## OBJECTIVE:
Repeat verbatim the lines from the one containing "What TikZ code" to the one containing "(0,0) rectangle (25.28,18.42);", ends included, minus any pictures.

|---|

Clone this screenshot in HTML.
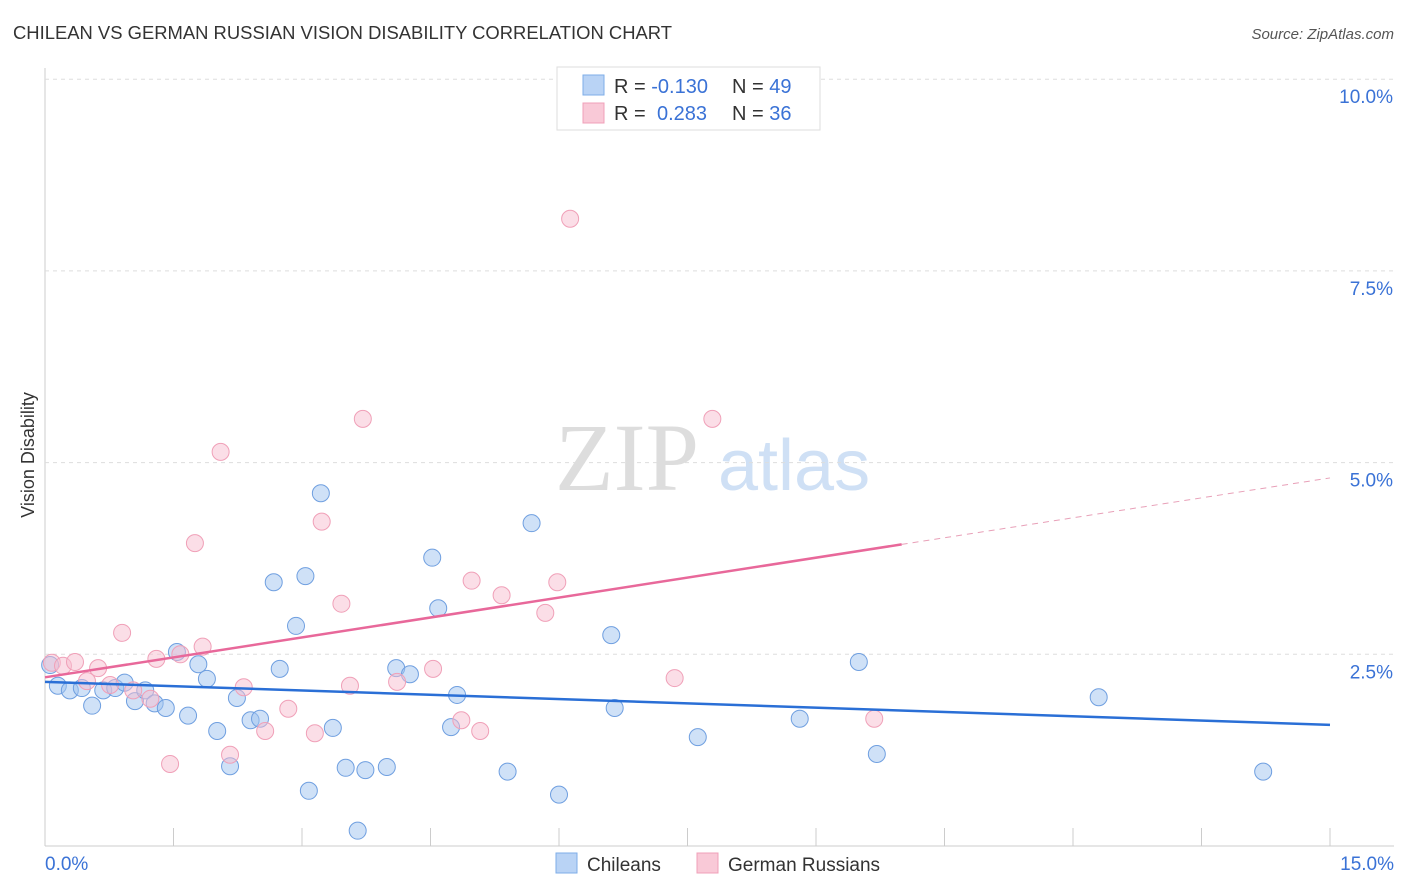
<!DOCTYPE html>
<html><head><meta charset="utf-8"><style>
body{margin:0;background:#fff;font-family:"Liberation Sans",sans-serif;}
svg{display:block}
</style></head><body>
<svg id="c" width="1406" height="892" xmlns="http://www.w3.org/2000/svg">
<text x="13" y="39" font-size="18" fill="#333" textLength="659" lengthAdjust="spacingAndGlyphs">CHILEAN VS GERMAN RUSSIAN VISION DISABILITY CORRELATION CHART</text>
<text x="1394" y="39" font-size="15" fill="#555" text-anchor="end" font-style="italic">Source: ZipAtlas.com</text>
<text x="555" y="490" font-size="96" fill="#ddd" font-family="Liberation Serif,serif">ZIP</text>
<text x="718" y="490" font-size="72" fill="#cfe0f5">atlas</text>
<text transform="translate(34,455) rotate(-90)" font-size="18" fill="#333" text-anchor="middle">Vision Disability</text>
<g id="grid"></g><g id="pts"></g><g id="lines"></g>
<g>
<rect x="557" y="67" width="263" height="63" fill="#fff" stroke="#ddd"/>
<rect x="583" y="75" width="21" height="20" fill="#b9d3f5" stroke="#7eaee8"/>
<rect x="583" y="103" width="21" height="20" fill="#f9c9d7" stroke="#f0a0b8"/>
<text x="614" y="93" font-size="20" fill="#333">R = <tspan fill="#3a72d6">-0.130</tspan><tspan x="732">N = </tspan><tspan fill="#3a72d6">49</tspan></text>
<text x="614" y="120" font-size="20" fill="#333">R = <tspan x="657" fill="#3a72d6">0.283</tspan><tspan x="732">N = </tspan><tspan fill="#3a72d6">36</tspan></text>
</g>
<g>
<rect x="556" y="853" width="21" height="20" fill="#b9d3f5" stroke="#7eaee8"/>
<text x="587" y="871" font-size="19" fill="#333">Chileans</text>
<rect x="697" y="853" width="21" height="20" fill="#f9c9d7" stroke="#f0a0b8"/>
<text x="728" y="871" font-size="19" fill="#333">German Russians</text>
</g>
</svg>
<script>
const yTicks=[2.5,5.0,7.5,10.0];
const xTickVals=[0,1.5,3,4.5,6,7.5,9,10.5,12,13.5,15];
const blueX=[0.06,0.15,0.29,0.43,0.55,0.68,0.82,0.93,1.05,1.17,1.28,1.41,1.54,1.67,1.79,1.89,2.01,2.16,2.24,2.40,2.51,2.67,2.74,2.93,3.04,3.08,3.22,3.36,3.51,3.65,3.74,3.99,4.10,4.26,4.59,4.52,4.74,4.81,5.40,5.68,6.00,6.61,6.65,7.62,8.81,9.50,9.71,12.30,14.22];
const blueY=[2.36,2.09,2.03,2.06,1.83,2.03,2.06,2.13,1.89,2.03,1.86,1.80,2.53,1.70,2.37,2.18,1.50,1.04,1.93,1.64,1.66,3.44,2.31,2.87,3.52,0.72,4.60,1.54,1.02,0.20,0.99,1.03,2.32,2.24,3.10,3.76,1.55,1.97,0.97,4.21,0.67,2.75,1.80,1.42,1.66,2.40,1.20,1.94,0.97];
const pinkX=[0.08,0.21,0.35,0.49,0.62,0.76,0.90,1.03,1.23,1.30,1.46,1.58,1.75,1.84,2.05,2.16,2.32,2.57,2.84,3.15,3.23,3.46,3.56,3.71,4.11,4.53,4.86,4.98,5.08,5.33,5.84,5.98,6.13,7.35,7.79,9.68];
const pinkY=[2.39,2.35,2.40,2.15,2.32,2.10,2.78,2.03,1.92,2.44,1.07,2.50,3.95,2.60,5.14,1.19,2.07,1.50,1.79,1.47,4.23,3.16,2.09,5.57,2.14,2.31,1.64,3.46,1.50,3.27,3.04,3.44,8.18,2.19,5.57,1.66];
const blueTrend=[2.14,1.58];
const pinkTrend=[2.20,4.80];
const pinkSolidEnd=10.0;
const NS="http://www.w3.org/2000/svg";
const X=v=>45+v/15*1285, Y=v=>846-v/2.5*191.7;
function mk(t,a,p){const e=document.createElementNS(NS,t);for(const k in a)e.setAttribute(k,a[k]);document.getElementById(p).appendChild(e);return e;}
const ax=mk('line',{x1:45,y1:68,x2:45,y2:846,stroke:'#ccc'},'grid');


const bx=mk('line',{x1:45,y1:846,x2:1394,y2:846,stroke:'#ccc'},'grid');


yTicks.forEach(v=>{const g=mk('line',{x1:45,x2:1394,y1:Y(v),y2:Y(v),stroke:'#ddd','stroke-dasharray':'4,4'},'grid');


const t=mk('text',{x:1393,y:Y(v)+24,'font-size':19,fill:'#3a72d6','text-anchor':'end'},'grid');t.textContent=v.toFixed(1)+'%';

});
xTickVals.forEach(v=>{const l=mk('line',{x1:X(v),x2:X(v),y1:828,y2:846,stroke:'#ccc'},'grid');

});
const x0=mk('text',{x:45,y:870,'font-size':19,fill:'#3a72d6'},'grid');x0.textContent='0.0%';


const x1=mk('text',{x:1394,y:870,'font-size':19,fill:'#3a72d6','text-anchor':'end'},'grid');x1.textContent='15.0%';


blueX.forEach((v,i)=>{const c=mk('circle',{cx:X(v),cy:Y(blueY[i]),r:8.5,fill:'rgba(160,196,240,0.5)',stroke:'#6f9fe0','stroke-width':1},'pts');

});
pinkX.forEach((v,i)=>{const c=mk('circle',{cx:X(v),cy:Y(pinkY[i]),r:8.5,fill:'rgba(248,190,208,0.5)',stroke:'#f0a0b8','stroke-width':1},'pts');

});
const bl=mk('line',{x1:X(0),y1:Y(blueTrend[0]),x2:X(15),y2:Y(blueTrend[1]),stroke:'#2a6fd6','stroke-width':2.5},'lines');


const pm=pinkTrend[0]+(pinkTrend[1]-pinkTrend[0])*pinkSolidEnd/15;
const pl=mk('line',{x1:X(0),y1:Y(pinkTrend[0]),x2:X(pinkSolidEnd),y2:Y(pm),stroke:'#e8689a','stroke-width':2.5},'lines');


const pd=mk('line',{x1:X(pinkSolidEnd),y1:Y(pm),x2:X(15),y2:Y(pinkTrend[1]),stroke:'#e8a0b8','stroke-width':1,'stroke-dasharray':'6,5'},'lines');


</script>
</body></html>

|---|

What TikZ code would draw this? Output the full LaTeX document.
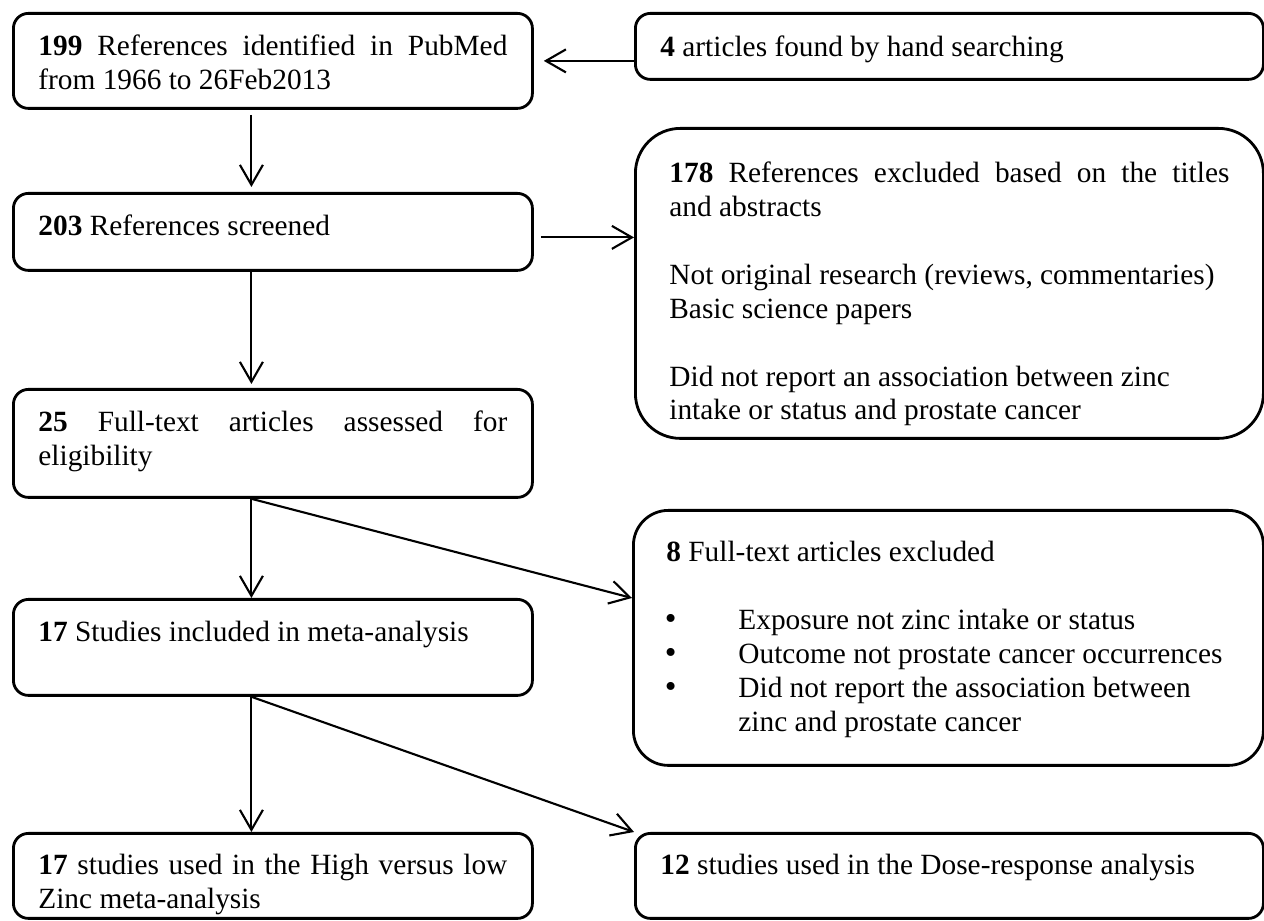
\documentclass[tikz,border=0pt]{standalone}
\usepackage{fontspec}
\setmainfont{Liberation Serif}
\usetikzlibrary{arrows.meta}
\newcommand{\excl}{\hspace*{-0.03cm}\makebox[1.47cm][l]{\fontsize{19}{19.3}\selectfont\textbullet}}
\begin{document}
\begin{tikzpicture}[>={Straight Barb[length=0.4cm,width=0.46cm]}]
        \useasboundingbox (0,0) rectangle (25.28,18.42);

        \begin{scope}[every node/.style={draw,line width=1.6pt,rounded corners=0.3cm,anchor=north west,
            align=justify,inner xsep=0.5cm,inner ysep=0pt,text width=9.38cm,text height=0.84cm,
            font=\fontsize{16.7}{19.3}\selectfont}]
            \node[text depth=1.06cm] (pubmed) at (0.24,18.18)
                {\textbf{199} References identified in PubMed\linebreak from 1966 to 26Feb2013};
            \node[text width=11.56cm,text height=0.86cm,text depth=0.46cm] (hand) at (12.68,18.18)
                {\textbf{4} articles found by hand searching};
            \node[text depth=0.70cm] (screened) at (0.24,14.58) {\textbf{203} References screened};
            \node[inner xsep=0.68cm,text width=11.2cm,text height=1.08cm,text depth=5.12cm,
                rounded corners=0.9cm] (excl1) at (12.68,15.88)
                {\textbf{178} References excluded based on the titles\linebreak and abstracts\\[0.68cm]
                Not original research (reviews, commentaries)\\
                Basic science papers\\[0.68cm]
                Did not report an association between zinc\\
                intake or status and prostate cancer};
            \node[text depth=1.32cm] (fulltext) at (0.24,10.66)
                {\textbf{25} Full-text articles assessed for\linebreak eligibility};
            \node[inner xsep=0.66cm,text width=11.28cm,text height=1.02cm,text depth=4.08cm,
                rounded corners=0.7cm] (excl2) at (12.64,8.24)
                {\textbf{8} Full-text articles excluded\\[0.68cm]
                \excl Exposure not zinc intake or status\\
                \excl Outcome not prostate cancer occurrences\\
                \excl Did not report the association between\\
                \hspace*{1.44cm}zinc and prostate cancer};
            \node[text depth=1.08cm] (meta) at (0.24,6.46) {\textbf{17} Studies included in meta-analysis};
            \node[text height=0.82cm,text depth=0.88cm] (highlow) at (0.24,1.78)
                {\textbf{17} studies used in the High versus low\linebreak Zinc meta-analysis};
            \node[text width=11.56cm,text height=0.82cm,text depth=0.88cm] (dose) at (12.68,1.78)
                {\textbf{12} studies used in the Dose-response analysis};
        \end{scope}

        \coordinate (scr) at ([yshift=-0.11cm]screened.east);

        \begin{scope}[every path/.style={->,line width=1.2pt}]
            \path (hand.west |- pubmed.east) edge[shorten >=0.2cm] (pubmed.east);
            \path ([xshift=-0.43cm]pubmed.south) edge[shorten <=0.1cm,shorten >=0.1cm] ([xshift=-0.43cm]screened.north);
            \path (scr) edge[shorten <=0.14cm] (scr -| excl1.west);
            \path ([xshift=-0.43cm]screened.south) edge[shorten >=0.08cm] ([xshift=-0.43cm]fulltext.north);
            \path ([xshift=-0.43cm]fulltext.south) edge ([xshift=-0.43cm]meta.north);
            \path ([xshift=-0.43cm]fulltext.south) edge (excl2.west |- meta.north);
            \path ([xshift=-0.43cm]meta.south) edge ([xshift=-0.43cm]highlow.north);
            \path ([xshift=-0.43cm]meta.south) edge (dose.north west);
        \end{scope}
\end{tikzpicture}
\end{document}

|---|

## RESULT:
What TikZ code would draw this? Output the full LaTeX document.
\documentclass[tikz,border=0pt]{standalone}
\usepackage{fontspec}
\setmainfont{Liberation Serif}
\usetikzlibrary{arrows.meta}
\newcommand{\excl}{\hspace*{-0.03cm}\makebox[1.47cm][l]{\fontsize{19}{19.3}\selectfont\textbullet}}
\begin{document}
\begin{tikzpicture}[>={Straight Barb[length=0.4cm,width=0.46cm]}]
        \useasboundingbox (0,0) rectangle (25.28,18.42);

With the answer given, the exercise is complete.